»»

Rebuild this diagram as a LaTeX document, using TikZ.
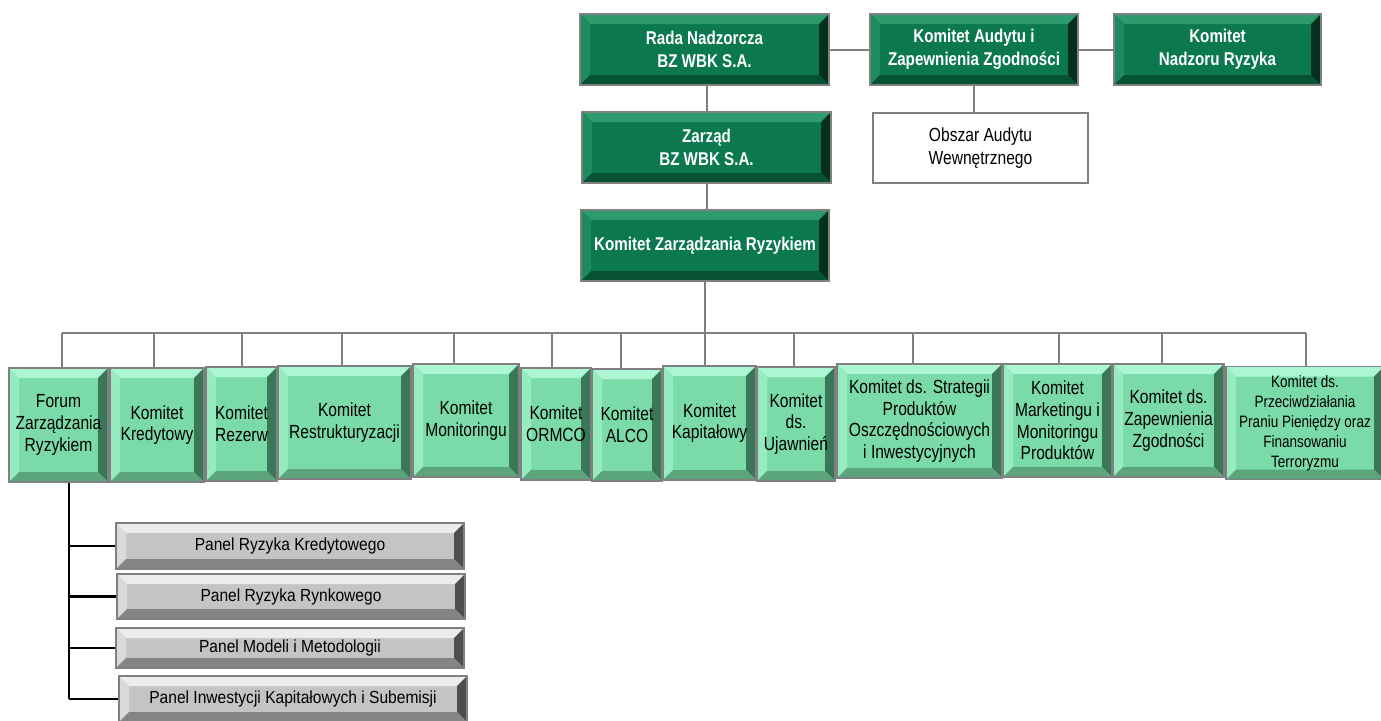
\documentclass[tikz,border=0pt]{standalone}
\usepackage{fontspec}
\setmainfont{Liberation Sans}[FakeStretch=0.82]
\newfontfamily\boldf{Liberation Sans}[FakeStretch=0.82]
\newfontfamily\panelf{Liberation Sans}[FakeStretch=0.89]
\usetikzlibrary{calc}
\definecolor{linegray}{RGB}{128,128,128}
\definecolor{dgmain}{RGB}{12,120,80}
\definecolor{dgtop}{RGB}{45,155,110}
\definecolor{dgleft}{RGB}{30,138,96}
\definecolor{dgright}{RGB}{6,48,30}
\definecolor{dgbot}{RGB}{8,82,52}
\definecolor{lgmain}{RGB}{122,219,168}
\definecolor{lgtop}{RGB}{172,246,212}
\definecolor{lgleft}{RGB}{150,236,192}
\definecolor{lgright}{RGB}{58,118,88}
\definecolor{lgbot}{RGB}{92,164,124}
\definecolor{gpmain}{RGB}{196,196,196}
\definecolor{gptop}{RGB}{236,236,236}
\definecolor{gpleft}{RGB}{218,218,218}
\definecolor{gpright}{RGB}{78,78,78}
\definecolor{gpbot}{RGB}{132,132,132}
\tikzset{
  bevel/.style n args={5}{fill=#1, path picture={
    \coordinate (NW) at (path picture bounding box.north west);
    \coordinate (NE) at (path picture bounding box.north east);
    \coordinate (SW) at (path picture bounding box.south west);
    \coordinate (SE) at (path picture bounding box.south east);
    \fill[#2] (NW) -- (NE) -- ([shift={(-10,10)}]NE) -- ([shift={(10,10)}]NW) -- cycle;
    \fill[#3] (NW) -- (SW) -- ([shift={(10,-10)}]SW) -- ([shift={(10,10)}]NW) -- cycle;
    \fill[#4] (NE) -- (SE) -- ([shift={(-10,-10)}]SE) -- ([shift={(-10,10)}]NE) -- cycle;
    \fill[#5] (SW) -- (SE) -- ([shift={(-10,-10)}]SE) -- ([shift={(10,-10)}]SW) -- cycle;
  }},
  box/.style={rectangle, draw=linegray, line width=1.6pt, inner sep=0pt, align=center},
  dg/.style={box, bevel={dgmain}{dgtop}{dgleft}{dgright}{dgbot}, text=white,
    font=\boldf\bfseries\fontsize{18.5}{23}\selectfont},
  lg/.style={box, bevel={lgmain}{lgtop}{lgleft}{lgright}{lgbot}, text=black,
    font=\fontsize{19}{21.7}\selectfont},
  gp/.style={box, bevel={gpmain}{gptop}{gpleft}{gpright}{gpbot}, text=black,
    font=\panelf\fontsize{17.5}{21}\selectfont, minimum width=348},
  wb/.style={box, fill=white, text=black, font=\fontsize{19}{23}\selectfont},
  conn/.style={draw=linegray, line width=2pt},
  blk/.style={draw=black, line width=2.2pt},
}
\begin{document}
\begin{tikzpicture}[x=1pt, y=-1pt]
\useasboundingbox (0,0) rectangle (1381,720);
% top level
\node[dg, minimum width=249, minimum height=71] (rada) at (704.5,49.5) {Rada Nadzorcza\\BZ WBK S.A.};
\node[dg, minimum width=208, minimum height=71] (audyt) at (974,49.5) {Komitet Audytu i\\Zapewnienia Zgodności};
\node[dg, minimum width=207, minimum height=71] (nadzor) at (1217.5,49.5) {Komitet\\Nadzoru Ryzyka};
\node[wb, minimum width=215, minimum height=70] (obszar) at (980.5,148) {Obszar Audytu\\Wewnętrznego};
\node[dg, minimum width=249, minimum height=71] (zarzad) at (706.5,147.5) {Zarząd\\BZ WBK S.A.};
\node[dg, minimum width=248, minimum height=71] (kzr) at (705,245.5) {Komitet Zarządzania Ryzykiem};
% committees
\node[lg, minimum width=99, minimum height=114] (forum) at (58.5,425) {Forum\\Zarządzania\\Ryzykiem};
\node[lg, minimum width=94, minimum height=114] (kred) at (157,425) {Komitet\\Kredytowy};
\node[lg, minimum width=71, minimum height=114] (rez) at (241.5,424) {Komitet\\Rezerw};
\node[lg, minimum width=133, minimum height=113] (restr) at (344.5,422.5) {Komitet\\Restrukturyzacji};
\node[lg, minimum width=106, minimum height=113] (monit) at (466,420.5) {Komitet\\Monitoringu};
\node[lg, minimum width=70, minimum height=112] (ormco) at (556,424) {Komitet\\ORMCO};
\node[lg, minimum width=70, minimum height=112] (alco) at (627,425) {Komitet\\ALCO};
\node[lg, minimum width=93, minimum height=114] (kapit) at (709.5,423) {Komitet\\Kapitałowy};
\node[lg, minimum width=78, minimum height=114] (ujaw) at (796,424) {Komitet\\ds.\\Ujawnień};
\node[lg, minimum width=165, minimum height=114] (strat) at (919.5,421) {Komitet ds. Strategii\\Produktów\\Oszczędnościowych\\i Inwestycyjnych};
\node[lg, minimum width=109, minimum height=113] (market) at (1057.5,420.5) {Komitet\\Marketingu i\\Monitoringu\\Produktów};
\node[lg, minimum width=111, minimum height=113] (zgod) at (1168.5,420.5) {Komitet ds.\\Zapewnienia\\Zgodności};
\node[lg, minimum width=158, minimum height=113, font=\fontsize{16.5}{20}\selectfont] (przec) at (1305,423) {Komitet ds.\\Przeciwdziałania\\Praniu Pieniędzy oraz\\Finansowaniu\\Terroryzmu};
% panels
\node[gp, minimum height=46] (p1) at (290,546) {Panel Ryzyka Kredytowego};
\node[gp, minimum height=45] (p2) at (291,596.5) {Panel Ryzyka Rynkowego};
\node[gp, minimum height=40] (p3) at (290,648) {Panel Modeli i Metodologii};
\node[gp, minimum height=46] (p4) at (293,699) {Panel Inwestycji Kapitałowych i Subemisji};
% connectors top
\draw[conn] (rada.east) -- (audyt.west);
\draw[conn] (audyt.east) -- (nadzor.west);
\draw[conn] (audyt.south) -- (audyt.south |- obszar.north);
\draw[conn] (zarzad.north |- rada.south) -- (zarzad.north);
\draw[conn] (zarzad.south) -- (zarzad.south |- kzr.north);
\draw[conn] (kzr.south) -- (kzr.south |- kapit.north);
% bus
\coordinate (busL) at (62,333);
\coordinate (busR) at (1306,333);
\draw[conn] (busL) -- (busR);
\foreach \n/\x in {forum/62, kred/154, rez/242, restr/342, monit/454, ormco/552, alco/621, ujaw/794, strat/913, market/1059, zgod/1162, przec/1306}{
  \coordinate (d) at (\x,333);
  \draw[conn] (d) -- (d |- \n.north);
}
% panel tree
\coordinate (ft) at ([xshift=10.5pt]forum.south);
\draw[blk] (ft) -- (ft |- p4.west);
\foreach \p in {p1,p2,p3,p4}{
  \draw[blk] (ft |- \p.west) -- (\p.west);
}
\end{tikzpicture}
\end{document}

««

### Short problem
Make an exact copy of the listing above. Do not include the pictures.

### Answer for the task
Rebuild this diagram as a LaTeX document, using TikZ.
\documentclass[tikz,border=0pt]{standalone}
\usepackage{fontspec}
\setmainfont{Liberation Sans}[FakeStretch=0.82]
\newfontfamily\boldf{Liberation Sans}[FakeStretch=0.82]
\newfontfamily\panelf{Liberation Sans}[FakeStretch=0.89]
\usetikzlibrary{calc}
\definecolor{linegray}{RGB}{128,128,128}
\definecolor{dgmain}{RGB}{12,120,80}
\definecolor{dgtop}{RGB}{45,155,110}
\definecolor{dgleft}{RGB}{30,138,96}
\definecolor{dgright}{RGB}{6,48,30}
\definecolor{dgbot}{RGB}{8,82,52}
\definecolor{lgmain}{RGB}{122,219,168}
\definecolor{lgtop}{RGB}{172,246,212}
\definecolor{lgleft}{RGB}{150,236,192}
\definecolor{lgright}{RGB}{58,118,88}
\definecolor{lgbot}{RGB}{92,164,124}
\definecolor{gpmain}{RGB}{196,196,196}
\definecolor{gptop}{RGB}{236,236,236}
\definecolor{gpleft}{RGB}{218,218,218}
\definecolor{gpright}{RGB}{78,78,78}
\definecolor{gpbot}{RGB}{132,132,132}
\tikzset{
  bevel/.style n args={5}{fill=#1, path picture={
    \coordinate (NW) at (path picture bounding box.north west);
    \coordinate (NE) at (path picture bounding box.north east);
    \coordinate (SW) at (path picture bounding box.south west);
    \coordinate (SE) at (path picture bounding box.south east);
    \fill[#2] (NW) -- (NE) -- ([shift={(-10,10)}]NE) -- ([shift={(10,10)}]NW) -- cycle;
    \fill[#3] (NW) -- (SW) -- ([shift={(10,-10)}]SW) -- ([shift={(10,10)}]NW) -- cycle;
    \fill[#4] (NE) -- (SE) -- ([shift={(-10,-10)}]SE) -- ([shift={(-10,10)}]NE) -- cycle;
    \fill[#5] (SW) -- (SE) -- ([shift={(-10,-10)}]SE) -- ([shift={(10,-10)}]SW) -- cycle;
  }},
  box/.style={rectangle, draw=linegray, line width=1.6pt, inner sep=0pt, align=center},
  dg/.style={box, bevel={dgmain}{dgtop}{dgleft}{dgright}{dgbot}, text=white,
    font=\boldf\bfseries\fontsize{18.5}{23}\selectfont},
  lg/.style={box, bevel={lgmain}{lgtop}{lgleft}{lgright}{lgbot}, text=black,
    font=\fontsize{19}{21.7}\selectfont},
  gp/.style={box, bevel={gpmain}{gptop}{gpleft}{gpright}{gpbot}, text=black,
    font=\panelf\fontsize{17.5}{21}\selectfont, minimum width=348},
  wb/.style={box, fill=white, text=black, font=\fontsize{19}{23}\selectfont},
  conn/.style={draw=linegray, line width=2pt},
  blk/.style={draw=black, line width=2.2pt},
}
\begin{document}
\begin{tikzpicture}[x=1pt, y=-1pt]
\useasboundingbox (0,0) rectangle (1381,720);
% top level
\node[dg, minimum width=249, minimum height=71] (rada) at (704.5,49.5) {Rada Nadzorcza\\BZ WBK S.A.};
\node[dg, minimum width=208, minimum height=71] (audyt) at (974,49.5) {Komitet Audytu i\\Zapewnienia Zgodności};
\node[dg, minimum width=207, minimum height=71] (nadzor) at (1217.5,49.5) {Komitet\\Nadzoru Ryzyka};
\node[wb, minimum width=215, minimum height=70] (obszar) at (980.5,148) {Obszar Audytu\\Wewnętrznego};
\node[dg, minimum width=249, minimum height=71] (zarzad) at (706.5,147.5) {Zarząd\\BZ WBK S.A.};
\node[dg, minimum width=248, minimum height=71] (kzr) at (705,245.5) {Komitet Zarządzania Ryzykiem};
% committees
\node[lg, minimum width=99, minimum height=114] (forum) at (58.5,425) {Forum\\Zarządzania\\Ryzykiem};
\node[lg, minimum width=94, minimum height=114] (kred) at (157,425) {Komitet\\Kredytowy};
\node[lg, minimum width=71, minimum height=114] (rez) at (241.5,424) {Komitet\\Rezerw};
\node[lg, minimum width=133, minimum height=113] (restr) at (344.5,422.5) {Komitet\\Restrukturyzacji};
\node[lg, minimum width=106, minimum height=113] (monit) at (466,420.5) {Komitet\\Monitoringu};
\node[lg, minimum width=70, minimum height=112] (ormco) at (556,424) {Komitet\\ORMCO};
\node[lg, minimum width=70, minimum height=112] (alco) at (627,425) {Komitet\\ALCO};
\node[lg, minimum width=93, minimum height=114] (kapit) at (709.5,423) {Komitet\\Kapitałowy};
\node[lg, minimum width=78, minimum height=114] (ujaw) at (796,424) {Komitet\\ds.\\Ujawnień};
\node[lg, minimum width=165, minimum height=114] (strat) at (919.5,421) {Komitet ds. Strategii\\Produktów\\Oszczędnościowych\\i Inwestycyjnych};
\node[lg, minimum width=109, minimum height=113] (market) at (1057.5,420.5) {Komitet\\Marketingu i\\Monitoringu\\Produktów};
\node[lg, minimum width=111, minimum height=113] (zgod) at (1168.5,420.5) {Komitet ds.\\Zapewnienia\\Zgodności};
\node[lg, minimum width=158, minimum height=113, font=\fontsize{16.5}{20}\selectfont] (przec) at (1305,423) {Komitet ds.\\Przeciwdziałania\\Praniu Pieniędzy oraz\\Finansowaniu\\Terroryzmu};
% panels
\node[gp, minimum height=46] (p1) at (290,546) {Panel Ryzyka Kredytowego};
\node[gp, minimum height=45] (p2) at (291,596.5) {Panel Ryzyka Rynkowego};
\node[gp, minimum height=40] (p3) at (290,648) {Panel Modeli i Metodologii};
\node[gp, minimum height=46] (p4) at (293,699) {Panel Inwestycji Kapitałowych i Subemisji};
% connectors top
\draw[conn] (rada.east) -- (audyt.west);
\draw[conn] (audyt.east) -- (nadzor.west);
\draw[conn] (audyt.south) -- (audyt.south |- obszar.north);
\draw[conn] (zarzad.north |- rada.south) -- (zarzad.north);
\draw[conn] (zarzad.south) -- (zarzad.south |- kzr.north);
\draw[conn] (kzr.south) -- (kzr.south |- kapit.north);
% bus
\coordinate (busL) at (62,333);
\coordinate (busR) at (1306,333);
\draw[conn] (busL) -- (busR);
\foreach \n/\x in {forum/62, kred/154, rez/242, restr/342, monit/454, ormco/552, alco/621, ujaw/794, strat/913, market/1059, zgod/1162, przec/1306}{
  \coordinate (d) at (\x,333);
  \draw[conn] (d) -- (d |- \n.north);
}
% panel tree
\coordinate (ft) at ([xshift=10.5pt]forum.south);
\draw[blk] (ft) -- (ft |- p4.west);
\foreach \p in {p1,p2,p3,p4}{
  \draw[blk] (ft |- \p.west) -- (\p.west);
}
\end{tikzpicture}
\end{document}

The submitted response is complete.